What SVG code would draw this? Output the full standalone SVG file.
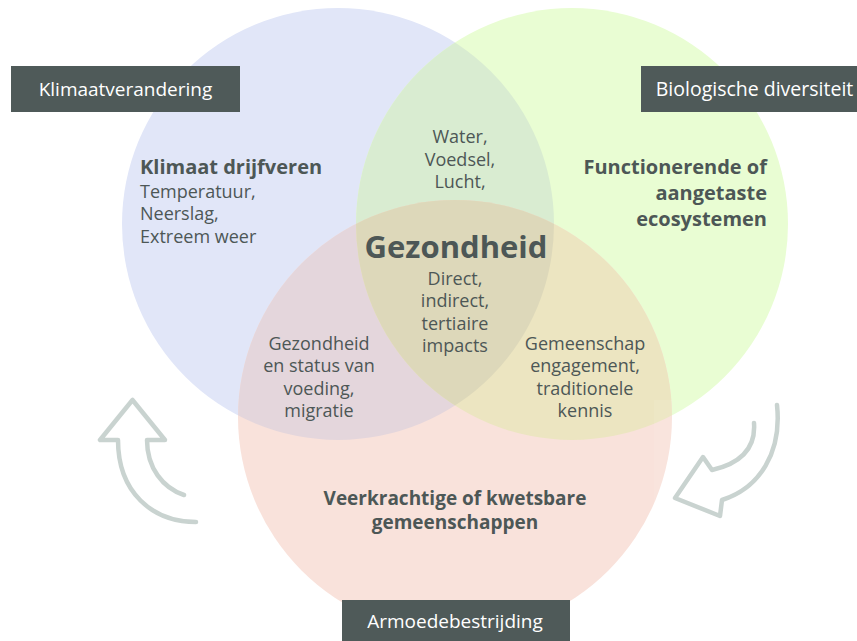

==

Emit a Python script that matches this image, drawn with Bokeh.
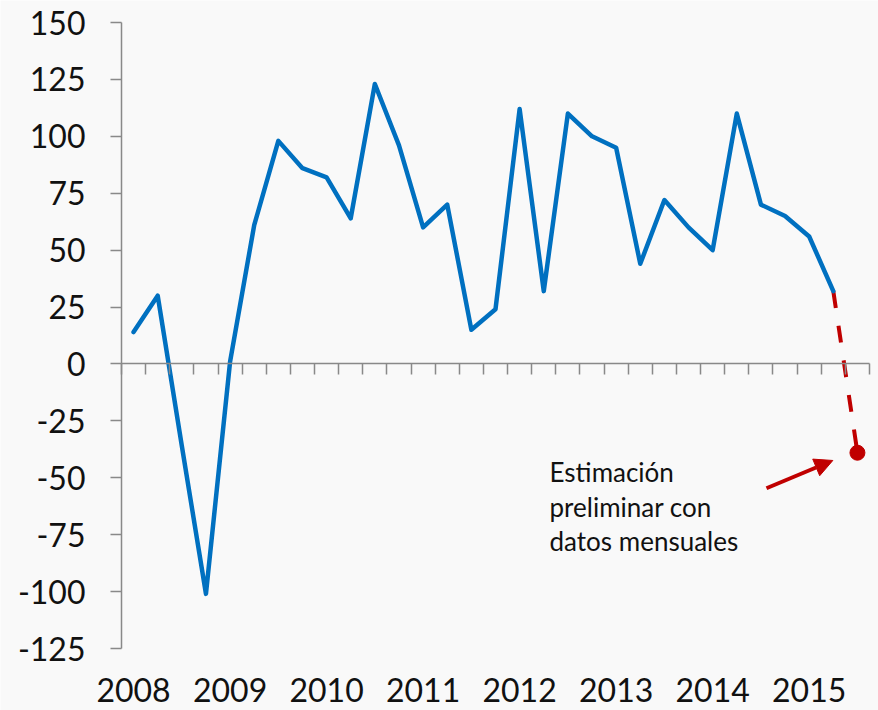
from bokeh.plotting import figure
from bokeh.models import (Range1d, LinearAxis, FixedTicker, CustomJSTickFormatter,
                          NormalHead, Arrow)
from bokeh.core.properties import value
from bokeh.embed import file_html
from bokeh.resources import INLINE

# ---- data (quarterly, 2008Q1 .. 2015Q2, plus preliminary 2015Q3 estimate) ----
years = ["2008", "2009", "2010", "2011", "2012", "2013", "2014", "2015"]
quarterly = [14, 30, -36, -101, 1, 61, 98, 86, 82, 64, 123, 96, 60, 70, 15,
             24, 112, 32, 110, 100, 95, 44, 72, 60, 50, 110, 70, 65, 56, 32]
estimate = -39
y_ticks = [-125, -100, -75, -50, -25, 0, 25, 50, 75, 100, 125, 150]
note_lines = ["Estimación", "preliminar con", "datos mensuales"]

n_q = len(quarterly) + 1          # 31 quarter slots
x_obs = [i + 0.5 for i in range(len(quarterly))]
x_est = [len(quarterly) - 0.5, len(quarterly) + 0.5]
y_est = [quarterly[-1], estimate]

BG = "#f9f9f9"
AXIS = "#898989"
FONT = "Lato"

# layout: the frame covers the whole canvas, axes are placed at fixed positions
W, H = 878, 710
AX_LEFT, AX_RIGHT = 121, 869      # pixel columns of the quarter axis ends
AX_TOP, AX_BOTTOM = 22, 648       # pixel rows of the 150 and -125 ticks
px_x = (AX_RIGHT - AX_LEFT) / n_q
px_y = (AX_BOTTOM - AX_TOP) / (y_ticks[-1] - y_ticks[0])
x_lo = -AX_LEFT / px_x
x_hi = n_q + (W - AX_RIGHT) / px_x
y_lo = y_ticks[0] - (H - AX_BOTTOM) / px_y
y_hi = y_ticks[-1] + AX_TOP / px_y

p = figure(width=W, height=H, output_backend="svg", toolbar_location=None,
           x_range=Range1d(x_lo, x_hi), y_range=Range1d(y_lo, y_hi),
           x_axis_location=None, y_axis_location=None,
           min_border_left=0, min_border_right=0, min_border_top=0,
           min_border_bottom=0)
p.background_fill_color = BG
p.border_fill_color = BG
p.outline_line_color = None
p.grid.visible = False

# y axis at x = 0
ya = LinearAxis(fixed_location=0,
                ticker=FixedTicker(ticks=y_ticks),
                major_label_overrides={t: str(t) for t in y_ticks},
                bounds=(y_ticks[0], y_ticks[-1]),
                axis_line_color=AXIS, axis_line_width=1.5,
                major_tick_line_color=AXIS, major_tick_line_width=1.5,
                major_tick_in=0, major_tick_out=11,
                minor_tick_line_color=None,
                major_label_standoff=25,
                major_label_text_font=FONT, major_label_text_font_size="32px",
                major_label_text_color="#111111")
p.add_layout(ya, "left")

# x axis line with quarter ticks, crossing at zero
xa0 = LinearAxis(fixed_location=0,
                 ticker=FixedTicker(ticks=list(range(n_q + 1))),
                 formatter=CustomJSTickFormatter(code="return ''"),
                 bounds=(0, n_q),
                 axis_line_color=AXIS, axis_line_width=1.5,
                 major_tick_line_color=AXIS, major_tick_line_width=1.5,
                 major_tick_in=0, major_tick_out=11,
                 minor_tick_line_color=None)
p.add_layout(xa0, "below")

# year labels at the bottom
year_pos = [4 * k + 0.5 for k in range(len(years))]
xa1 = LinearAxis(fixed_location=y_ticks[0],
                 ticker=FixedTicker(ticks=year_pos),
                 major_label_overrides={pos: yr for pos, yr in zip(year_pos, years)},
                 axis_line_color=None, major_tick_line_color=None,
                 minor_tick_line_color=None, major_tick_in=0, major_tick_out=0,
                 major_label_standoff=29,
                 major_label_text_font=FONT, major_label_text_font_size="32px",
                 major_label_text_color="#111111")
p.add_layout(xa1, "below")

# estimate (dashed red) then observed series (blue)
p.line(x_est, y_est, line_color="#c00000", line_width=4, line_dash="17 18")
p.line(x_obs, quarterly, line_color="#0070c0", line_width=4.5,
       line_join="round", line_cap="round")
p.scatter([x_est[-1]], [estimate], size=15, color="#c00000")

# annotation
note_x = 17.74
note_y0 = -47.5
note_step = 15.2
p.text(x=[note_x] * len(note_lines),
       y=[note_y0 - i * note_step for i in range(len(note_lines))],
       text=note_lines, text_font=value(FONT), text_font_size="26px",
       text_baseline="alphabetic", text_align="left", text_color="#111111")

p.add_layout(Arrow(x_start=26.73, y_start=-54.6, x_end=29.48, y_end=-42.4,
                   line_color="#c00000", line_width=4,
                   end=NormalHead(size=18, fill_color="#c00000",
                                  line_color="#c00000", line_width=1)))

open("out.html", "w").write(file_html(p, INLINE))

* _GOAL_
Collect the lines of the data that carry the word "with".

* _THE ANSWER_
Emit a Python script that matches this image, drawn with Bokeh.
# x axis line with quarter ticks, crossing at zero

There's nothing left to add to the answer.